The five guiding principles are: continually reduce methane emissions; advance strong performance across value chains; improve accuracy of methane emissions data; advance sound policy and regulations on methane emissions; and increase transparency.  Click here for the entire Guiding Principles document.

It will be interesting to see if these “voluntary principles” eventually become enforceable regulations.  Likewise, it will be interesting to see if these guidelines become “industry standards” and, accordingly, whether by acquiescence, private litigation, or lender requirements, become de facto regulations.

Time will tell.

It is significant to see so many major oil and gas industry actors responsibly, firmly and publicly commit to both reduce methane emissions and advance monitoring.  Perhaps now others in the industry will be more inclined to join the responsible eight and commit to pass less gas.

The Truth about Sue and Settle that Scott Pruitt Ignores

Posted on December 4, 2017 by Jonathan Z. Cannon

Seth Jaffe’s post about EPA Administrator Scott Pruitt’s sue and settle directive is right on. As he notes, the Administrator punts on the question at the core of his holy war against sue and settle: that is, what is the evidence that sue and settle has been abused in the way he presumes?  In particular, was sue and settle systematically used during the Obama administration as a vehicle of collusion between environmental groups and sympathetic agency officials, catering to the greens through rulemaking in secret? That was the characterization advanced by the Chamber of Commerce and other pro-business and anti-regulatory groups that made sue and settle a battle cry in their war against Obama’s environmental policies. Without citing any evidence, Pruitt has proceeded as if that characterization is correct.

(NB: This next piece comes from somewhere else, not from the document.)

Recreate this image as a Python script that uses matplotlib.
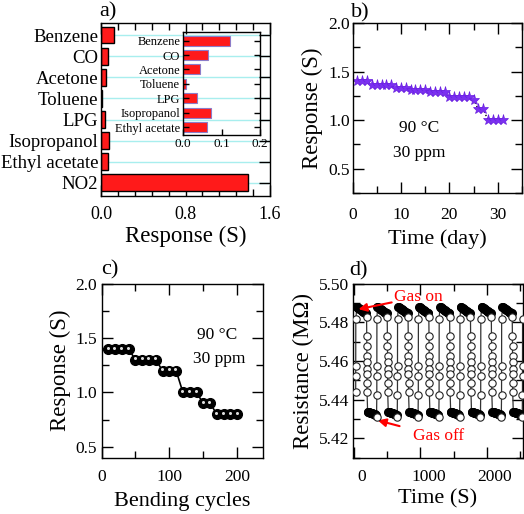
import matplotlib
matplotlib.use('Agg')
import matplotlib.pyplot as plt
import matplotlib.transforms as mtransforms
from matplotlib.ticker import MultipleLocator

plt.rcParams['font.family'] = ['Liberation Serif', 'DejaVu Serif']
plt.rcParams['axes.linewidth'] = 1.0

# ---------------- data ----------------
gases = ['Benzene', 'CO', 'Acetone', 'Toluene', 'LPG', 'Isopropanol', 'Ethyl acetate', 'NO2']
response_all = [0.12, 0.063, 0.046, 0.008, 0.037, 0.075, 0.063, 1.39]
inset_gases = ['Benzene', 'CO', 'Acetone', 'Toluene', 'LPG', 'Isopropanol', 'Ethyl acetate']
inset_resp = [0.122, 0.064, 0.044, 0.0085, 0.037, 0.074, 0.062]

days = list(range(1, 32))
stability = [1.40, 1.40, 1.40, 1.36, 1.36, 1.36, 1.36, 1.36, 1.33, 1.33, 1.33,
             1.31, 1.31, 1.31, 1.31, 1.29, 1.29, 1.29, 1.29, 1.24, 1.24, 1.24,
             1.24, 1.24, 1.21, 1.11, 1.11, 1.00, 1.00, 1.00, 1.00]

cycles = [10, 20, 30, 40, 50, 60, 70, 80, 90, 100, 110, 120, 130, 140, 150,
          160, 170, 180, 190, 200]
bend_resp = [1.4, 1.4, 1.4, 1.4, 1.3, 1.3, 1.3, 1.3, 1.2, 1.2, 1.2, 1.0, 1.0, 1.0,
             0.9, 0.9, 0.8, 0.8, 0.8, 0.8]

# panel d: gas-on times (s) of each cycle and one-cycle shape
gas_on_times = [195, 505, 818, 1130, 1442, 1755, 2068, 2382]
start_rise_t = [28, 28.5, 29, 29.5]
start_rise_r = [5.4440, 5.4525, 5.4576, 5.4815]
top_dt = [-150, -140, -130, -120, -110, -100, -90, -80, -70, -60, -50, -40, -30, -20, -12]
top_r = [5.4881, 5.4878, 5.4876, 5.4873, 5.4871, 5.4868, 5.4866, 5.4863, 5.4861,
         5.4858, 5.4856, 5.4853, 5.4851, 5.4848, 5.4846]
top_end_dt, top_end_r = -4, 5.4829
fall_dt = [0, 0.5, 1, 1.5, 2, 2.5, 3, 3.5]
fall_r = [5.4729, 5.4678, 5.4627, 5.4593, 5.4559, 5.4534, 5.4485, 5.4440]
bot_dt = [12, 21, 30, 39, 48, 57, 66, 75, 84, 93, 102, 111, 120, 129, 138]
bot_r = [5.4338, 5.4337, 5.4336, 5.4334, 5.4333, 5.4332, 5.4331, 5.4330, 5.4329,
         5.4327, 5.4326, 5.4325, 5.4324, 5.4322, 5.4321]
bot_end_dt, bot_end_r = 146, 5.4312
rise_dt = [150, 150.5, 151, 151.5]
rise_r = [5.4424, 5.4525, 5.4576, 5.4815]

# ---------------- figure ----------------
W, H = 524, 514
fig = plt.figure(figsize=(W / 100, H / 100), dpi=100)


def rect(l, r, t, b):
    return [l / W, 1 - b / H, (r - l) / W, (b - t) / H]


def style(ax, size=12.5, xpad=8.0, ypad=2.5):
    ax.tick_params(which='both', direction='in', top=True, right=True,
                   labelsize=size, width=1)
    ax.tick_params(which='major', length=8)
    ax.tick_params(which='minor', length=5)
    ax.tick_params(axis='x', which='both', pad=xpad)
    ax.tick_params(axis='y', which='both', pad=ypad)


red = '#ff1a1a'

# ---- panel a ----
axa = fig.add_axes(rect(101, 270, 23, 196))
ya = list(range(len(gases)))
axa.set_axisbelow(True)
axa.grid(axis='y', color='#a8eeee', lw=1)
axa.barh(ya, response_all, height=0.8, color=red, edgecolor='black', lw=1, zorder=2)
axa.set_xlim(0, 1.6)
axa.set_ylim(7.62, -0.57)
axa.set_yticks(ya)
axa.set_yticklabels(gases)
axa.set_xticks([0, 0.8, 1.6])
axa.set_xticklabels(['0.0', '0.8', '1.6'])
axa.xaxis.set_minor_locator(MultipleLocator(0.16))
style(axa, 13, xpad=7.0, ypad=2.0)
axa.tick_params(axis='y', labelsize=13.5, left=False)
axa.set_xlabel('Response (S)', fontsize=16.5, labelpad=2)

axi = fig.add_axes(rect(183, 260, 32, 135))
axi.patch.set_alpha(0)
yi = list(range(len(inset_gases)))
axi.barh(yi, inset_resp, height=0.7, color=red, edgecolor='#8c7cc8', lw=0.8)
axi.set_xlim(0, 0.2)
axi.set_ylim(6.55, -0.6)
axi.set_yticks(yi)
axi.set_yticklabels(inset_gases)
axi.set_xticks([0, 0.1, 0.2])
axi.set_xticklabels(['0.0', '0.1', '0.2'])
axi.tick_params(which='both', direction='in', labelsize=9.5, length=4, width=1,
                right=True, pad=2)
axi.tick_params(axis='y', labelsize=9)

# ---- panel b ----
axb = fig.add_axes(rect(352.5, 522, 23, 193))
axb.plot(days, stability, ls=':', color='black', lw=1, marker='*',
         markersize=8, markerfacecolor='#7b2ff2', markeredgecolor='#6a20e0',
         markeredgewidth=0.5)
axb.set_xlim(0, 35)
axb.set_ylim(0.25, 2.0)
axb.set_xticks([0, 10, 20, 30])
axb.xaxis.set_minor_locator(MultipleLocator(5))
axb.set_yticks([0.5, 1.0, 1.5, 2.0])
axb.set_yticklabels(['0.5', '1.0', '1.5', '2.0'])
axb.yaxis.set_minor_locator(MultipleLocator(0.25))
style(axb, xpad=10.0, ypad=2.0)
axb.set_xlabel('Time (day)', fontsize=16, labelpad=4.5)
axb.set_ylabel('Response (S)', fontsize=16.5, labelpad=4)
axb.text(13.7, 0.92, '90 °C', ha='center', va='center', fontsize=12.5)
axb.text(13.7, 0.665, '30 ppm', ha='center', va='center', fontsize=12.5)

# ---- panel c ----
axc = fig.add_axes(rect(101.5, 263, 283.7, 457.7))
axc.plot(cycles, bend_resp, color='black', lw=1.2, marker='o', markersize=7,
         markerfacecolor='black', markeredgecolor='black')
hl = mtransforms.offset_copy(axc.transData, fig=fig, x=-0.5, y=1.0, units='points')
axc.plot(cycles, bend_resp, ls='none', marker='o', markersize=2.2,
         markerfacecolor='#dddddd', markeredgecolor='none', transform=hl)
axc.set_xlim(0, 238)
axc.set_ylim(0.4, 2.0)
axc.set_xticks([0, 100, 200])
axc.xaxis.set_minor_locator(MultipleLocator(50))
axc.set_yticks([0.5, 1.0, 1.5, 2.0])
axc.set_yticklabels(['0.5', '1.0', '1.5', '2.0'])
axc.yaxis.set_minor_locator(MultipleLocator(0.25))
style(axc, xpad=8.2, ypad=3.5)
axc.set_xlabel('Bending cycles', fontsize=16, labelpad=5)
axc.set_ylabel('Response (S)', fontsize=16.5, labelpad=3)
axc.text(170, 1.53, '90 °C', ha='center', va='center', fontsize=12.5)
axc.text(174, 1.31, '30 ppm', ha='center', va='center', fontsize=12.5)

# ---- panel d ----
axd = fig.add_axes(rect(352.5, 523, 283.7, 457.7))
t_all, r_all = list(start_rise_t), list(start_rise_r)
t_open, r_open = list(start_rise_t), list(start_rise_r)
t_fill, r_fill = [], []
for t0 in gas_on_times:
    tt = [t0 + d for d in top_dt]
    t_all += tt; r_all += top_r; t_fill += tt; r_fill += top_r
    t_all.append(t0 + top_end_dt); r_all.append(top_end_r)
    t_open.append(t0 + top_end_dt); r_open.append(top_end_r)
    tf = [t0 + d for d in fall_dt]
    t_all += tf; r_all += fall_r; t_open += tf; r_open += fall_r
    tb = [t0 + d for d in bot_dt]
    t_all += tb; r_all += bot_r; t_fill += tb; r_fill += bot_r
    t_all.append(t0 + bot_end_dt); r_all.append(bot_end_r)
    t_open.append(t0 + bot_end_dt); r_open.append(bot_end_r)
    tr = [t0 + d for d in rise_dt]
    t_all += tr; r_all += rise_r; t_open += tr; r_open += rise_r

axd.plot(t_all, r_all, color='#333333', lw=0.9, zorder=2)
axd.plot(t_fill, r_fill, ls='none', marker='o', markersize=5.5,
         markerfacecolor='black', markeredgecolor='black', zorder=3)
axd.plot(t_open, r_open, ls='none', marker='o', markersize=5.3,
         markerfacecolor='white', markeredgecolor='#222222', markeredgewidth=0.8,
         zorder=4)
axd.set_xlim(-20, 2540)
axd.set_ylim(5.41, 5.50)
axd.set_xticks([0, 1000, 2000])
axd.xaxis.set_minor_locator(MultipleLocator(500))
axd.set_yticks([5.42, 5.44, 5.46, 5.48, 5.50])
axd.set_yticklabels(['5.42', '5.44', '5.46', '5.48', '5.50'])
axd.yaxis.set_minor_locator(MultipleLocator(0.01))
style(axd, xpad=8.2, ypad=2.5)
off = mtransforms.ScaledTranslation(8 / 100, 0, fig.dpi_scale_trans)
for lab in axd.get_xticklabels():
    lab.set_transform(lab.get_transform() + off)
axd.set_xlabel('Time (S)', fontsize=16, labelpad=3)
axd.set_ylabel('Resistance (MΩ)', fontsize=16.5, labelpad=3)
axd.annotate('Gas on', xy=(70, 5.4868), xytext=(610, 5.4932), color='red',
             fontsize=12.5, ha='left', va='center',
             arrowprops=dict(arrowstyle='-|>', color='red', lw=1.5,
                             shrinkA=0, shrinkB=0, mutation_scale=12))
axd.annotate('Gas off', xy=(360, 5.4293), xytext=(890, 5.4210), color='red',
             fontsize=12.5, ha='left', va='center',
             arrowprops=dict(arrowstyle='-|>', color='red', lw=1.5,
                             shrinkA=8, shrinkB=0, mutation_scale=12))

# panel letters
for s, x, y in [('a)', 108, 12), ('b)', 360, 13), ('c)', 110, 270), ('d)', 359, 271)]:
    fig.text(x / W, 1 - y / H, s, ha='center', va='center', fontsize=16)

fig.savefig('out.png', dpi=100)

A careful, fact-based, analytically disciplined examination of the practice of sue and settle during the Obama administration shows that this characterization is not correct.  That examination appeared in a law review note by a former law student of mine, Ben Tyson, who went on to clerk for Chief Justice Roberts on the Supreme Court.  I recommend that anyone who is interested in this issue -- and who delights in careful research and analysis – read the entire article. But here’s a brief summary for those who don’t have the time.

Tyson’s analysis is based on eighty-eight sue and settle cases arising under the Clean Air Act, Clean Water Act, and the Endangered species act during the Obama administration.  This data set includes twenty-eight cases that were missed by the Chamber of Commerce in its 2013 report, Sue and Settle: Regulating Behind Closed Doors.  In his analysis Tyson is careful to distinguish between decision-forcing consent decrees, which simply require the agency to do what it is statutorily required to do and do not have a potentially adverse effect on public participation in rulemaking, and substantive consent degrees, in which the agency agrees to propose a particular regulatory change, with dismissal of the litigation dependent upon adoption of that change after public notice and comment. Of the total eighty-eight sue and settle suits, seventy-nine were brought by environmental groups.  But all but four of these suits by environmentalists sought decision-forcing consent decrees, not substantive outcomes. And in three of those four cases, there was at least one industry intervenor that had a right to be heard on the proposed decree.  Tyson concludes: “Sue-and-settle, when used by environmental group plaintiffs, is not principally about secret, backdoor rulemaking.” Instead, overwhelmingly, environmental groups used litigation to enforce existing statutory requirements. 

Ironically, although industry brought far fewer sue and settle suits overall (only nine compared to the environmental groups’ 79), five of those suits resulted in consent decrees with substantive terms. And there was no environmental intervenor in any of those cases to contest entry of the consent decree. Based on the data, industry used sue and settle to achieve substantive outcomes more often than environmental groups. And the total number of substantive sue and settle suits by industry and environmental groups was relatively small (9, or 10% of the 88 cases). Improving public participation is always worth attention, but one wonders what all the fuss was about.